EXERCISE - Which lines in the material below contain the word "this"? Copy each of them.

DATASET EXTRACT -
>> start

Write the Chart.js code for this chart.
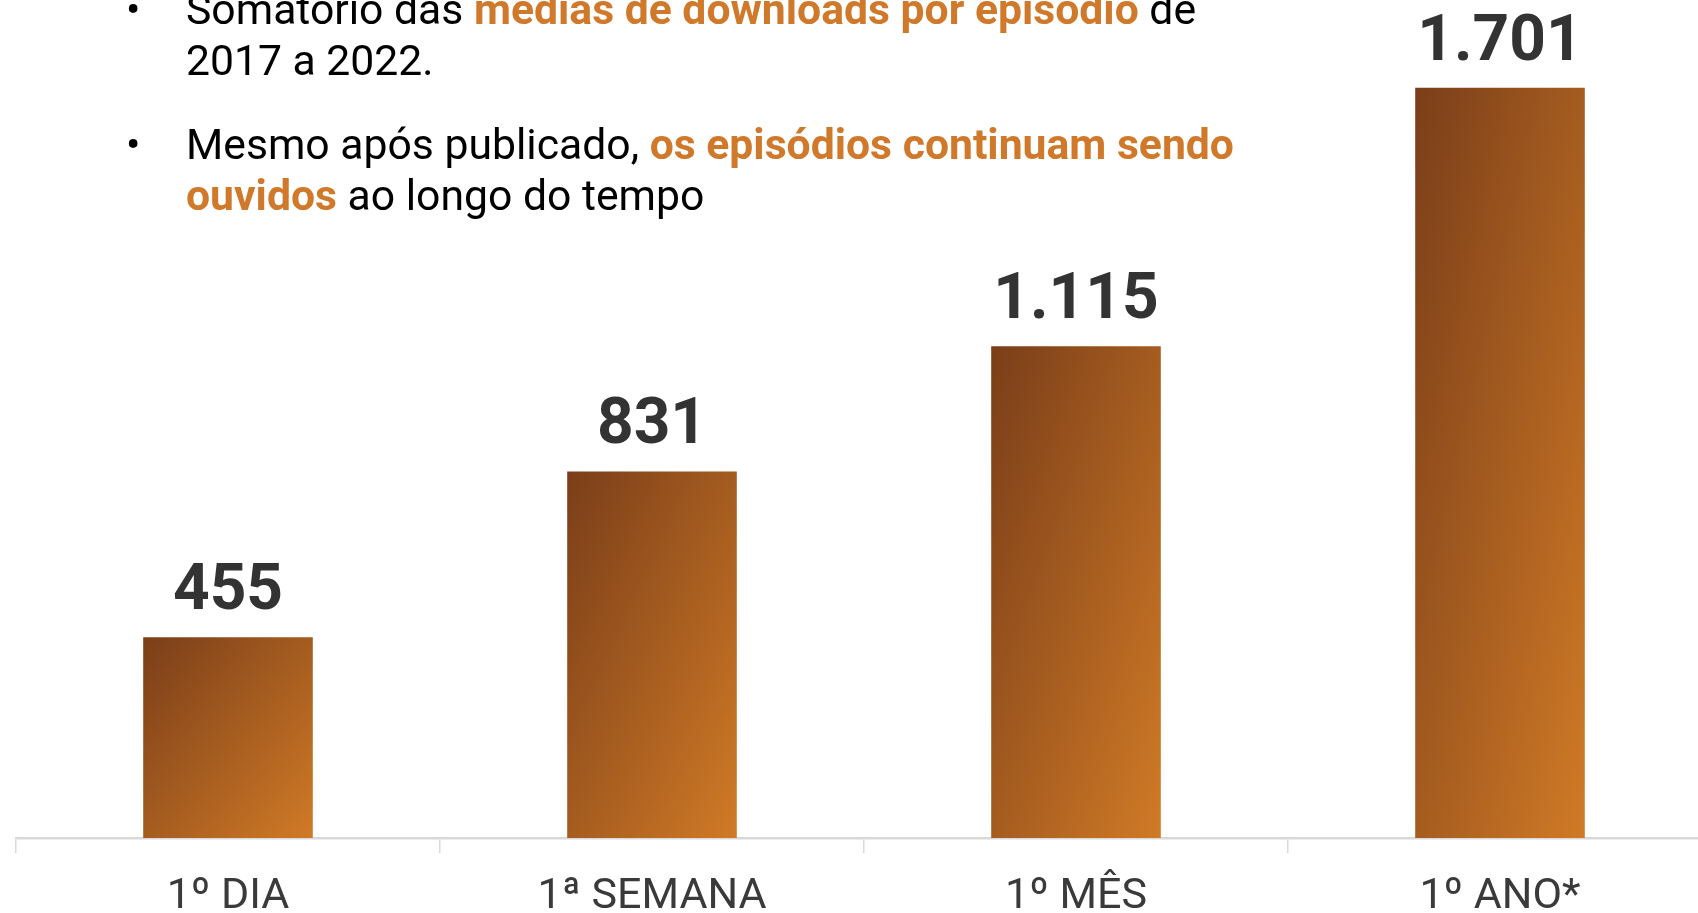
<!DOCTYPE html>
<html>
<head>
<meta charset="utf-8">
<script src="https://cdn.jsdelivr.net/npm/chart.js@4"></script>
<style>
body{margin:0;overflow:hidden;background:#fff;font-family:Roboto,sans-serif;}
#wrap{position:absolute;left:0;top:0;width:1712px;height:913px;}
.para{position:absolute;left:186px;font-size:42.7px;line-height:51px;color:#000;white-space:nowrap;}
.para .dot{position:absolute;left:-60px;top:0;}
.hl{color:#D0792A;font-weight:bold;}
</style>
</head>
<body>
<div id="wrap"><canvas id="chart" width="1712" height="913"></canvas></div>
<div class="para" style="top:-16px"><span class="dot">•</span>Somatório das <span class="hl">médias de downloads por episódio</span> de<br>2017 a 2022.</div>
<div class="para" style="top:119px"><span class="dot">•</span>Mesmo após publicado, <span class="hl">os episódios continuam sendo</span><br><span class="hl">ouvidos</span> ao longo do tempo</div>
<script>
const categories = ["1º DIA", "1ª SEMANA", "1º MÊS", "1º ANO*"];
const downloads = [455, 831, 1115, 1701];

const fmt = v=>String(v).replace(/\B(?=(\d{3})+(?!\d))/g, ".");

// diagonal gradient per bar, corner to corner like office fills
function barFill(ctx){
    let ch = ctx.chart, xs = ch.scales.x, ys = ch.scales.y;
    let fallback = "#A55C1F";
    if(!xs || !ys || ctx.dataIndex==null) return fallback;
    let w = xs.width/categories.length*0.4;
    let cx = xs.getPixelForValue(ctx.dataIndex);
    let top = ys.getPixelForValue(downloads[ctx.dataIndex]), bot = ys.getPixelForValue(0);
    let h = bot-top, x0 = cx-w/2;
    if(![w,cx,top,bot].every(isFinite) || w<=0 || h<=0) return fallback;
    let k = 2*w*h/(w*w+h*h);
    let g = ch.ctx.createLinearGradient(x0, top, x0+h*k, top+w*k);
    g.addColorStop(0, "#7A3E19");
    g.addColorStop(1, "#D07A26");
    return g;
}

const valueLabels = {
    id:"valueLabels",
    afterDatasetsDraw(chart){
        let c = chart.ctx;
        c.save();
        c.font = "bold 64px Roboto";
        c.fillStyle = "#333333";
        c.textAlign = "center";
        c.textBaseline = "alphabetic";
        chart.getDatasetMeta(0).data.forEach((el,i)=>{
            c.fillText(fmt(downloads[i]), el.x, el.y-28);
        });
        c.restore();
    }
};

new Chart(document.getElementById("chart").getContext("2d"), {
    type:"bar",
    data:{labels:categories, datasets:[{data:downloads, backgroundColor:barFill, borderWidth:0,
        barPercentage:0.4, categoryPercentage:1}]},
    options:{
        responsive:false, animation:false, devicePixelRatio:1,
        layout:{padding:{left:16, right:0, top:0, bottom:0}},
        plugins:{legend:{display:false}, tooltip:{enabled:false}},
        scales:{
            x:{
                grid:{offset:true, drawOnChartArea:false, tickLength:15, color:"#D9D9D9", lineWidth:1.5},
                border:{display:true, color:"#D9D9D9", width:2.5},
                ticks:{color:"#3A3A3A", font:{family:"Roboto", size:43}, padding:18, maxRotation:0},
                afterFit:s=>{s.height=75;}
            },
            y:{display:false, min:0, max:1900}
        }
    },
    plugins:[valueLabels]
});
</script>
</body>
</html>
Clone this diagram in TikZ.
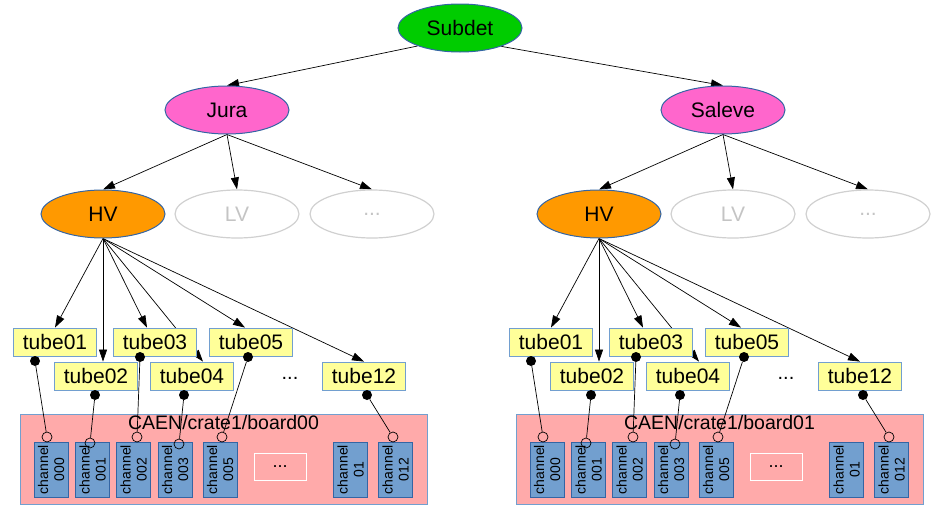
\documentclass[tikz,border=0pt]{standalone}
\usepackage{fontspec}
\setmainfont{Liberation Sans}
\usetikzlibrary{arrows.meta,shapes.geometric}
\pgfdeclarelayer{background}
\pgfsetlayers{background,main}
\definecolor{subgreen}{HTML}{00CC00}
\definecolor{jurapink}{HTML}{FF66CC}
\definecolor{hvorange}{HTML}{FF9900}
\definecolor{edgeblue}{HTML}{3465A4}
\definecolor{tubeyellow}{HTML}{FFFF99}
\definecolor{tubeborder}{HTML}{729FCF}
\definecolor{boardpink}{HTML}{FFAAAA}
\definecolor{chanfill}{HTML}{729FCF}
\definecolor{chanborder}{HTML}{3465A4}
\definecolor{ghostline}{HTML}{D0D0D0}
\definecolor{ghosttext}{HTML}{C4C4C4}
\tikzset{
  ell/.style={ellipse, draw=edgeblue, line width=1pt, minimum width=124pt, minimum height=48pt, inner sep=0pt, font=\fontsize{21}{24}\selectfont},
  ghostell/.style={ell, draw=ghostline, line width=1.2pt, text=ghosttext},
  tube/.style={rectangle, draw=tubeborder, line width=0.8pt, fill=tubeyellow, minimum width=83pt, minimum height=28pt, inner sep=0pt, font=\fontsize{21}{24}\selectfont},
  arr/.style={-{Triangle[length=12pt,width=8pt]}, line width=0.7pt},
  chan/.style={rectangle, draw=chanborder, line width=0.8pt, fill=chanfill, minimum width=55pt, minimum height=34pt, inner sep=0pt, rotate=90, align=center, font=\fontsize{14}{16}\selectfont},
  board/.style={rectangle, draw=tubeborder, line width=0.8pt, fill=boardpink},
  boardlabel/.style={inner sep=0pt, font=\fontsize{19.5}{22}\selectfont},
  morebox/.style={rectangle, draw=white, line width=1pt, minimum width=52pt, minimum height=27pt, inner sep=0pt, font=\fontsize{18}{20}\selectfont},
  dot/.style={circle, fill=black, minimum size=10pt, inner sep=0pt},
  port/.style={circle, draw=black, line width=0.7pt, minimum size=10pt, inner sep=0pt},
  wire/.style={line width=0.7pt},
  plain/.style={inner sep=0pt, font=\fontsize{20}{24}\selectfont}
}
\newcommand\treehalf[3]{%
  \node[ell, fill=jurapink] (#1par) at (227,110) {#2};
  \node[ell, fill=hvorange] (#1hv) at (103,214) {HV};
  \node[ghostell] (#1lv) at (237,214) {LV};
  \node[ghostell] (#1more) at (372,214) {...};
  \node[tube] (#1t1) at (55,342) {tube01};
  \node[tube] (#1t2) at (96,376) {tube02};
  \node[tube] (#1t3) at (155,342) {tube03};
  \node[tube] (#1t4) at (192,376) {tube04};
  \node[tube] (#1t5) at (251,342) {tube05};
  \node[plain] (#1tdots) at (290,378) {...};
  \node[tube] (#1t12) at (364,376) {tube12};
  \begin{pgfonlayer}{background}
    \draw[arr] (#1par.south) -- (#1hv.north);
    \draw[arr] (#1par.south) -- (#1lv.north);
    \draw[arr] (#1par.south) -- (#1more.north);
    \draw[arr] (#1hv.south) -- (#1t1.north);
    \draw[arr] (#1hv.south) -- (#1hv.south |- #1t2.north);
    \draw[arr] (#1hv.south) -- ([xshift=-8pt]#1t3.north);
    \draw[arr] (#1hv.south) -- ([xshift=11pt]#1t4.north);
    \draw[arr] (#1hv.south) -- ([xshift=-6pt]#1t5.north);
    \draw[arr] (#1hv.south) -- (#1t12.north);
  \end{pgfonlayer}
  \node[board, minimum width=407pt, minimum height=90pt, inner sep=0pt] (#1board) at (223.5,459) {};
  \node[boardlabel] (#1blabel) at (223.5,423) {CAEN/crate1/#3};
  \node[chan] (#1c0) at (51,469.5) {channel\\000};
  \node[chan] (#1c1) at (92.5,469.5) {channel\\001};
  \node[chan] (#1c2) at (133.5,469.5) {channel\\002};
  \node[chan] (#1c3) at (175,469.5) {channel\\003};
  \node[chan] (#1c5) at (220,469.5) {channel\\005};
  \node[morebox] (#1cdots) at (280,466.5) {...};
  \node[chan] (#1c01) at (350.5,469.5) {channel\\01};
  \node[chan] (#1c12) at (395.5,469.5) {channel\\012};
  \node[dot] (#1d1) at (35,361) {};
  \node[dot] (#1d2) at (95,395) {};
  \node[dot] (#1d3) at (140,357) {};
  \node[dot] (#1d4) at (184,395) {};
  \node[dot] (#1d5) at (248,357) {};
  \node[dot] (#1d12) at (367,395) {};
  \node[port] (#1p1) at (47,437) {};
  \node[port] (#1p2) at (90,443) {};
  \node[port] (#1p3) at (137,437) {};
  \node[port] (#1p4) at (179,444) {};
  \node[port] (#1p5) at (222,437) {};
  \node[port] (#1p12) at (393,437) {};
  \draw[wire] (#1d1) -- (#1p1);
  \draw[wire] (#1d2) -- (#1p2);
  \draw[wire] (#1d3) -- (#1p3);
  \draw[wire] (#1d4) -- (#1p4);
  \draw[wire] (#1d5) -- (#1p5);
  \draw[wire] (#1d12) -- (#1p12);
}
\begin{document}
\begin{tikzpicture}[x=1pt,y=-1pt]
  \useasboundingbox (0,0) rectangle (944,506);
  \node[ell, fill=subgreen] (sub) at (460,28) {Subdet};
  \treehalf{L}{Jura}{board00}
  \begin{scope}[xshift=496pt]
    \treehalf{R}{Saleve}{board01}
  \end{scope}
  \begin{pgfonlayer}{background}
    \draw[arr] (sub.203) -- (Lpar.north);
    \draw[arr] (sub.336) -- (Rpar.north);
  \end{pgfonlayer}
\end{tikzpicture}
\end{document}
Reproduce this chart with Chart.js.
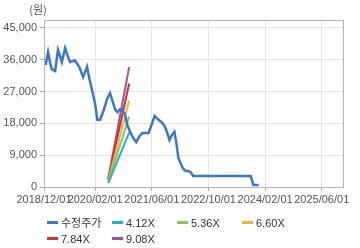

>> end

RESPONSE TO THE EXERCISE -
Write the Chart.js code for this chart.
Clone this diagram in TikZ.
Reproduce this chart with Chart.js.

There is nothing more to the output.